In the next several weeks, Simon said the White House will meet with the Department of Veterans Affairs, the Department of Defense and major U.S. employers to encourage businesses to make commitments to train and employ American's returning veterans. The first lady on Tuesday called Wal-Mart's announcement "historic."
"We all believe that no one who serves our country should have to fight for a job once they return home," she said in a statement. "Wal-Mart is setting a groundbreaking example for the private sector to follow."
In addition to hiring veterans, Wal-Mart said that it will spend $50 billion to buy more products made in the U.S. over the next 10 years. According to data from Wal-Mart's suppliers, items that are made, sourced or grown in the U.S. account for about two-thirds of the company's spending on products for its U.S. business.
Wal-Mart said that it plans to focus on buying more in areas such as sporting goods, fashion basics, storage products, games and paper products. The commitment comes as economics are changing for making goods overseas. Labor costs are rising in Asia, while oil and transportation costs are high and increasingly uncertain.

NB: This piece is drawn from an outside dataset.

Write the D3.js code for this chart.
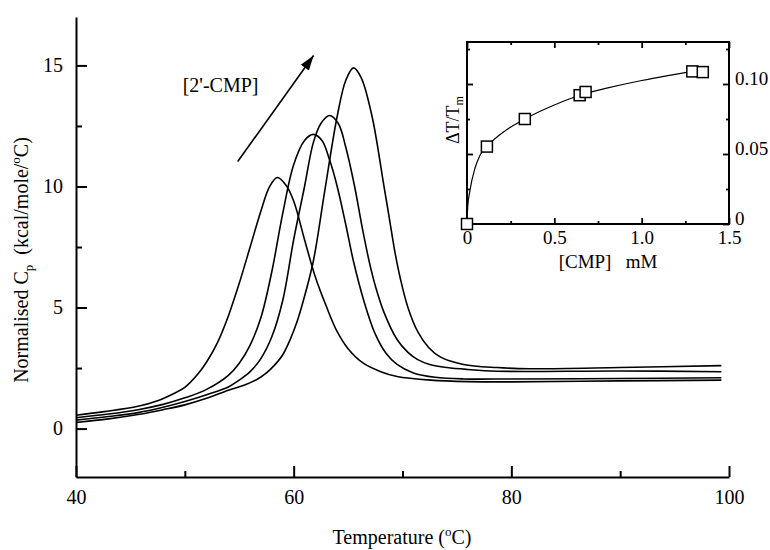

Simon, Wal-Mart's CEO, said that a few of the company's manufacturers have told Wal-Mart that they have defined the "tipping points" at which manufacturing abroad will no longer make sense for them. Simon cited one supplier called 1888 Mills, which made most of its towels overseas, but had an underutilized factory in Griffin, Georgia.
Wal-Mart said it worked with the supplier on a couple of innovations and now the U.S. factory is hiring again. The towels made in the U.S. will be in 600 of its stores this spring, and another 600 stores in by the fall. The towels' label will say "Made Here."
The final piece of Wal-Mart's plan is to help part-time Wal-Mart workers transition into full-time employment if they so desire. Simon said that about 75 percent of its store management start as hourly associates, and their average pay is $50,000 to $170,000 a year.
"There are some fundamental misunderstandings out there about retail jobs, and we need to do better at explaining the opportunities we offer," he said.